Description
Observed speed improvement in TensorRT --fp16 pre and post int8 quantization, What could be the underlying reason for this performance improvement?
Environment
TensorRT Version: v100100
GPU Type: L4
Nvidia Driver Version: 550.90.07
CUDA Version: 12.5
*CUDNN Version:
Operating System + Version: Ubuntu 22.04.4 LTS
Python Version (if applicable):
TensorFlow Version (if applicable):
PyTorch Version (if applicable):
Baremetal or Container (if container which image + tag):
Steps To Reproduce
Scenario 1: TensorRT --fp16 pre quantization
- Converted original Pytorch —> Onnx—>onnxsim —> TRT
- Used command: /usr/src/tensorrt/bin/trtexec --fp16 --inputIOFormats=fp16:chw --outputIOFormats=fp16:chw --minShapes=input:1x12x3x224x224 --optShapes=input:4x12x3x224x224 --verbose --maxShapes=input:16x12x3x224x224 --onnx=original.onnx --memPoolSize=workspace:21034 --profilingVerbosity=detailed --exportLayerInfo=graph.json --builderOptimizationLevel=5 --saveEngine=model.plan
- Latency: 25qps (triton + perf analyzer)

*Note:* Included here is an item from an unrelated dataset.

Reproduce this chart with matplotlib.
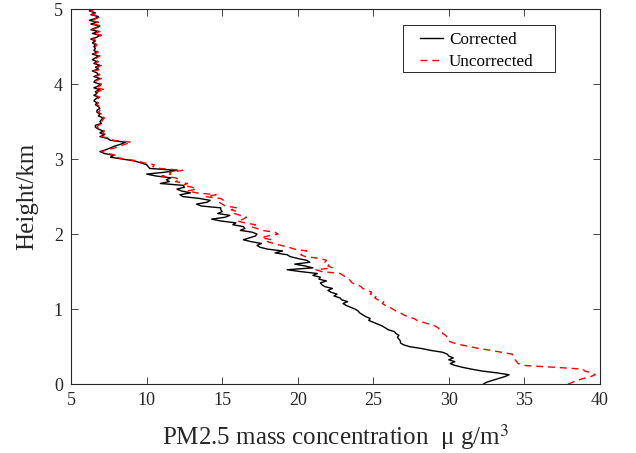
import numpy as np
import matplotlib
matplotlib.use('Agg')
import matplotlib.pyplot as plt
from matplotlib.patches import Rectangle

# height grid (km), 0.025 km steps
height = np.round(np.arange(0, 5.0001, 0.025), 3)

corrected = [
    32.3, 32.5, 32.9, 33.3, 33.7, 34.0, 33.2, 32.2, 31.5, 30.9,
    30.4, 30.1, 30.4, 30.0, 30.3, 30.0, 29.9, 29.6, 28.8, 28.2,
    27.4, 27.0, 26.8, 26.8, 26.7, 26.6, 26.7, 26.5, 26.4, 26.0,
    25.8, 25.6, 25.3, 25.0, 24.7, 24.8, 24.5, 24.3, 24.1, 24.0,
    23.8, 23.5, 23.2, 23.0, 23.3, 22.9, 22.8, 22.4, 22.6, 22.2,
    22.0, 22.3, 21.8, 21.6, 21.5, 21.9, 21.4, 21.5, 21.0, 21.3,
    20.2, 19.3, 21.0, 20.5, 19.8, 20.8, 20.6, 20.0, 19.5, 19.3,
    18.5, 19.0, 18.0, 17.5, 17.3, 17.6, 16.9, 16.4, 16.8, 17.2,
    17.3, 17.0, 16.2, 16.5, 16.4, 15.7, 15.9, 14.9, 14.3, 15.2,
    15.5, 14.7, 15.0, 14.9, 14.9, 13.6, 13.3, 14.0, 14.2, 13.5,
    12.4, 12.2, 12.9, 12.3, 12.0, 12.5, 12.4, 10.9, 11.5, 11.3,
    11.6, 10.6, 10.0, 11.2, 12.0, 10.2, 10.1, 10.0, 9.6, 9.2,
    8.4, 7.6, 7.8, 7.2, 6.9, 7.3, 7.6, 7.9, 8.3, 8.6,
    7.6, 7.4, 6.9, 7.2, 6.9, 7.1, 6.8, 6.6, 6.6, 7.0,
    6.9, 7.0, 7.1, 6.8, 6.9, 6.7, 6.7, 6.9, 6.8, 6.6,
    6.7, 6.5, 6.6, 6.8, 6.5, 6.7, 6.6, 6.9, 6.5, 6.8,
    6.9, 6.5, 6.6, 6.9, 6.5, 6.8, 6.7, 6.4, 6.8, 6.6,
    6.9, 6.5, 6.7, 6.4, 6.6, 6.8, 6.4, 6.7, 6.5, 6.6,
    6.5, 6.6, 6.4, 6.6, 6.3, 6.7, 6.9, 6.4, 6.8, 6.3,
    6.6, 6.9, 6.3, 6.7, 6.2, 6.6, 6.8, 6.3, 6.6, 6.2,
    6.4,
]

uncorrected = [
    37.9, 38.2, 38.5, 38.9, 39.4, 39.7, 39.5, 39.0, 38.9, 37.0,
    34.9, 34.6, 34.5, 34.4, 34.4, 34.3, 34.2, 33.5, 32.8, 32.0,
    31.4, 30.8, 30.3, 30.0, 30.0, 29.9, 29.8, 29.6, 29.6, 29.4,
    29.3, 29.1, 28.7, 28.3, 27.9, 27.7, 27.3, 27.0, 26.8, 26.5,
    26.3, 26.1, 25.8, 25.6, 25.7, 25.3, 25.1, 25.2, 24.8, 24.9,
    24.6, 24.3, 24.2, 23.9, 23.6, 23.5, 23.4, 23.2, 23.0, 22.8,
    21.6, 21.2, 22.3, 22.0, 22.1, 21.8, 21.9, 21.5, 20.5, 20.2,
    20.4, 20.6, 19.8, 19.4, 18.9, 18.4, 18.0, 18.3, 17.6, 18.0,
    18.7, 18.5, 17.6, 17.3, 16.9, 17.2, 16.5, 16.0, 16.4, 16.6,
    16.2, 15.8, 16.0, 15.6, 16.0, 15.2, 15.0, 14.8, 15.1, 14.9,
    13.9, 14.6, 13.3, 12.7, 13.3, 13.0, 12.4, 12.7, 11.9, 12.2,
    11.9, 11.0, 11.6, 11.5, 12.4, 10.9, 10.4, 10.5, 9.8, 9.4,
    8.6, 7.9, 8.0, 7.4, 7.0, 7.4, 7.9, 8.2, 8.6, 9.0,
    7.8, 7.6, 7.0, 7.3, 7.1, 7.2, 6.9, 6.7, 6.8, 7.1,
    7.0, 7.1, 7.2, 6.9, 7.0, 6.8, 6.9, 7.0, 6.9, 6.7,
    6.8, 6.6, 6.7, 6.9, 6.6, 6.8, 6.7, 7.25, 6.6, 6.9,
    7.0, 6.6, 6.7, 7.0, 6.6, 6.9, 6.8, 6.5, 7.0, 6.7,
    7.0, 6.6, 6.8, 6.5, 6.7, 6.9, 6.5, 6.8, 6.6, 6.7,
    6.6, 6.7, 6.5, 6.7, 6.4, 6.8, 7.0, 6.5, 6.9, 6.4,
    6.7, 7.0, 6.4, 6.8, 6.3, 6.7, 6.9, 6.4, 6.7, 6.3,
    6.5,
]

xticks = [5, 10, 15, 20, 25, 30, 35, 40]
yticks = [0, 1, 2, 3, 4, 5]

plt.rcParams['font.family'] = ['Liberation Serif', 'DejaVu Serif']
plt.rcParams['mathtext.fontset'] = 'stix'
dark = '#262626'

fig = plt.figure(figsize=(6.36, 4.53), dpi=100)
ax = fig.add_axes([0.112, 0.152, 0.831, 0.828])
ax.plot(corrected, height, color='black', lw=1.0, label='Corrected')
ax.plot(uncorrected, height, color='red', lw=1.0, ls=(0, (5, 3.5)), label='Uncorrected')

ax.set_xlim(5, 40)
ax.set_ylim(0, 5)
ax.set_xticks(xticks)
ax.set_yticks(yticks)
ax.tick_params(direction='in', top=True, right=True, length=5, width=0.6,
               colors=dark, labelsize=13, pad=6)
for s in ax.spines.values():
    s.set_color(dark)
    s.set_linewidth(0.8)

ax.set_xlabel('PM2.5 mass concentration  μ g/m$^{3}$', fontsize=18, color=dark, labelpad=9)
ax.set_ylabel('Height/km', fontsize=18, color=dark, labelpad=11)

# legend frame drawn by hand (MATLAB-style padding)
ax.add_patch(Rectangle((0.6276, 0.832), 0.2874, 0.125, transform=ax.transAxes,
                       facecolor='white', edgecolor=dark, lw=0.7, zorder=4))
leg = ax.legend(loc='center left', bbox_to_anchor=(0.6597, 0.889), borderaxespad=0,
                borderpad=0, fontsize=12.3, handlelength=1.35, handletextpad=0.35,
                labelspacing=0.35, frameon=False)
leg.set_zorder(5)

fig.savefig('out.png', dpi=100)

Scenario 2: TensorRT --fp16 post quantization(int8) using ModelOpt
- Using modelopt.torch.quantization quantized original torch model to Int8.
- Converted torch—>Onnx—>onnxsim
- Used Command: /usr/src/tensorrt/bin/trtexec --fp16 --inputIOFormats=fp16:chw --outputIOFormats=fp16:chw --minShapes=input:1x12x3x224x224 --optShapes=input:4x12x3x224x224 --verbose --maxShapes=input:16x12x3x224x224 --onnx=mtq_onnxsim.onnx --memPoolSize=workspace:21034 --profilingVerbosity=detailed --exportLayerInfo=graph.json --builderOptimizationLevel=5 --saveEngine=model.plan
- Latency: 29qps (triton + perf analyzer)
There is approx 15% increase in speed pre and post quantization.
Our understanding is --fp16 flag will not do any Int8 optimizations, so was not expecting an improvement in post quant fp16. But post quant --fp16 is faster, what could be the reason? Thanks.